U.S. Pat. No. 4,629,170 relates to a pneumatic spring with a pair of chambers formed by a pair of membranes that are sealingly attached to an axially spaced-apart retainer and piston wherein the axial end of the membrane is compressed between a serrated surface of a solid member and a retaining ring wherein the ring may be swaged, fitted or otherwise tightened to produce radial compression against the axial ends of the flexible membranes.
British Patent No. 199,789 discloses a metal securing band which grips a diaphragm and forces it against a tapered end portion of a tubular member.
U.S. Pat. No. 4,718,650 shows an air spring in which the ends of the flexible sleeves are connected to the sealing surfaces of a pair of axially spaced pistons by swaged crimped clamping rings. The piston clamping surfaces are formed with serrations for assisting to retain the elastomeric material when forced therein by the clamping rings.

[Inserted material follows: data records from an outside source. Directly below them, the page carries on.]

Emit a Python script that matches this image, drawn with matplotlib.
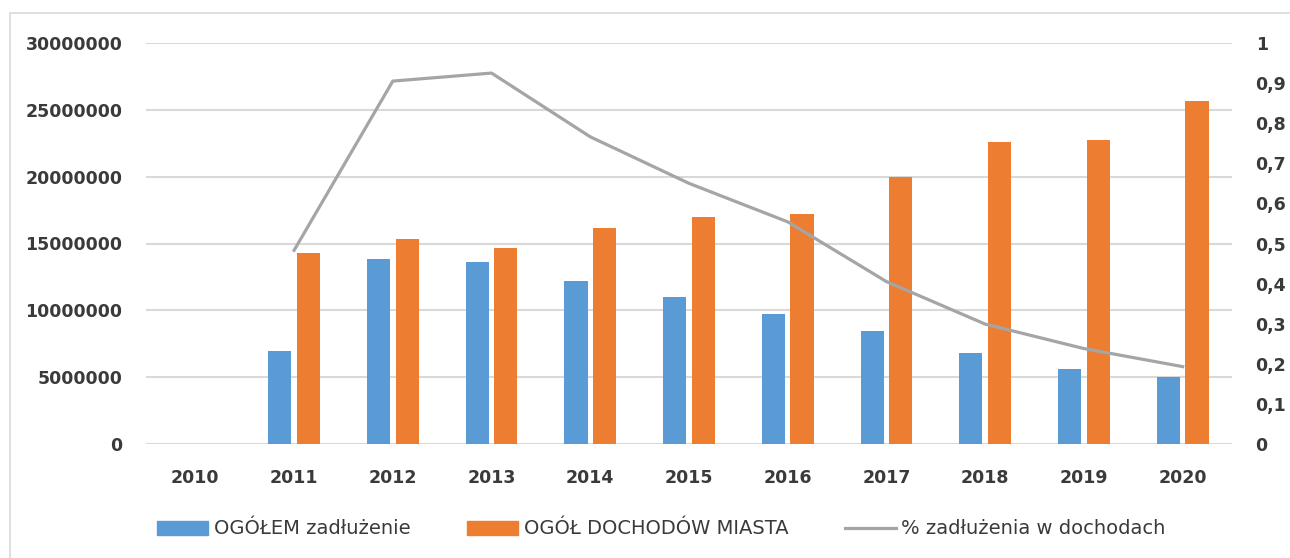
import numpy as np
import matplotlib
matplotlib.use("Agg")
import matplotlib.pyplot as plt
from matplotlib.patches import Rectangle
from matplotlib.lines import Line2D

# ---- dane ----
lata = ["2010", "2011", "2012", "2013", "2014", "2015", "2016", "2017", "2018", "2019", "2020"]
zadluzenie = [np.nan, 6930000, 13810000, 13610000, 12220000, 11030000, 9690000, 8490000, 6800000, 5630000, 5000000]
dochody = [np.nan, 14310000, 15370000, 14660000, 16140000, 17000000, 17200000, 20000000, 22580000, 22780000, 25630000]
procent = [np.nan, 0.483, 0.905, 0.925, 0.766, 0.650, 0.554, 0.405, 0.299, 0.238, 0.193]

lewe_ticki = [0, 5000000, 10000000, 15000000, 20000000, 25000000, 30000000]
prawe_ticki = [0, 0.1, 0.2, 0.3, 0.4, 0.5, 0.6, 0.7, 0.8, 0.9, 1.0]

NIEBIESKI = "#5B9BD5"
POMARANCZ = "#ED7D31"
SZARY = "#A5A5A5"
TEKST = "#3A3A3A"
SIATKA = "#D9D9D9"

W, H = 1290, 558
fig = plt.figure(figsize=(W / 100, H / 100), dpi=100)
fig.patch.set_facecolor("white")

# ramka wykresu (obcięta z prawej i z dołu)
fig.patches.append(Rectangle((10 / W, -0.1), 1.2, 1 - 13 / H + 0.1,
                             transform=fig.transFigure, fill=False,
                             edgecolor=SIATKA, linewidth=1.2))

ax = fig.add_axes([146 / W, 1 - 444 / H, (1232 - 146) / W, (444 - 43) / H])
x = np.arange(len(lata))
szer = 0.235
odst = 0.145
ax.bar(x - odst, zadluzenie, szer, color=NIEBIESKI, zorder=3)
ax.bar(x + odst, dochody, szer, color=POMARANCZ, zorder=3)

ax.set_xlim(-0.5, len(lata) - 0.5)
ax.set_ylim(0, 30000000)
ax.set_yticks(lewe_ticki)
ax.set_yticklabels([str(v) for v in lewe_ticki])
ax.set_xticks(x)
ax.set_xticklabels(lata)
ax.yaxis.grid(True, color=SIATKA, linewidth=1.5, zorder=0)
ax.set_axisbelow(True)
for s in ax.spines.values():
    s.set_visible(False)
ax.tick_params(axis="y", length=0, pad=17, labelsize=12.5, labelcolor=TEKST)
ax.tick_params(axis="x", length=0, pad=18, labelsize=12.5, labelcolor=TEKST)
for t in ax.get_xticklabels() + ax.get_yticklabels():
    t.set_fontweight("bold")

# oś procentowa
ax2 = ax.twinx()
ax2.plot(x, procent, color=SZARY, linewidth=2.3, zorder=4)
ax2.set_ylim(0, 1)
ax2.set_yticks(prawe_ticki)
ax2.set_yticklabels([("%g" % v).replace(".", ",") for v in prawe_ticki])
for s in ax2.spines.values():
    s.set_visible(False)
ax2.tick_params(axis="y", length=0, pad=17, labelsize=12.5, labelcolor=TEKST)
for t in ax2.get_yticklabels():
    t.set_fontweight("bold")

uchwyty = [
    Rectangle((0, 0), 1, 1, color=NIEBIESKI),
    Rectangle((0, 0), 1, 1, color=POMARANCZ),
    Line2D([0], [0], color=SZARY, linewidth=2.3),
]
opisy = ["OGÓŁEM zadłużenie", "OGÓŁ DOCHODÓW MIASTA", "% zadłużenia w dochodach"]
leg = fig.legend(uchwyty, opisy, loc="center", bbox_to_anchor=(661.5 / W, 1 - 529 / H),
                 ncol=3, frameon=False, fontsize=14, handlelength=2.62,
                 handletextpad=0.3, columnspacing=2.9, labelcolor=TEKST)

fig.savefig("out.png", dpi=100)
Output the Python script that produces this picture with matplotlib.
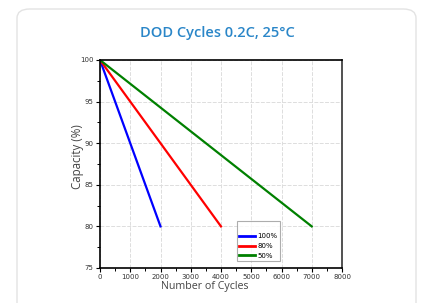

U.S. Pat. Nos. 4,899,995 and 4,852,861 show the use of a clamp ring having a single centrally located recess which aligns with an outwardly extending projection formed on the sealing surface of the piston and end member in order to position the clamping ring on the piston or end member. A pair of pinch areas are formed on opposite sides of the projection by outwardly extending annular rings or surfaces on the sealing surfaces of the piston and/or end member. These rings form the pinch areas or zones in cooperation with the axially extending inner annular surface of the clamp ring on opposite sides of the concave recess.
Although each of the devices described in these patents satisfactorily performs its intended function, it has been found that the clamping and crimping is not always sufficient to prohibit failure of the sleeve-cap interface and particularly to prevent clamping/crimping failure (versus bellows or sleeve failure, i.e., tearing or bursting of the sleeve fabric).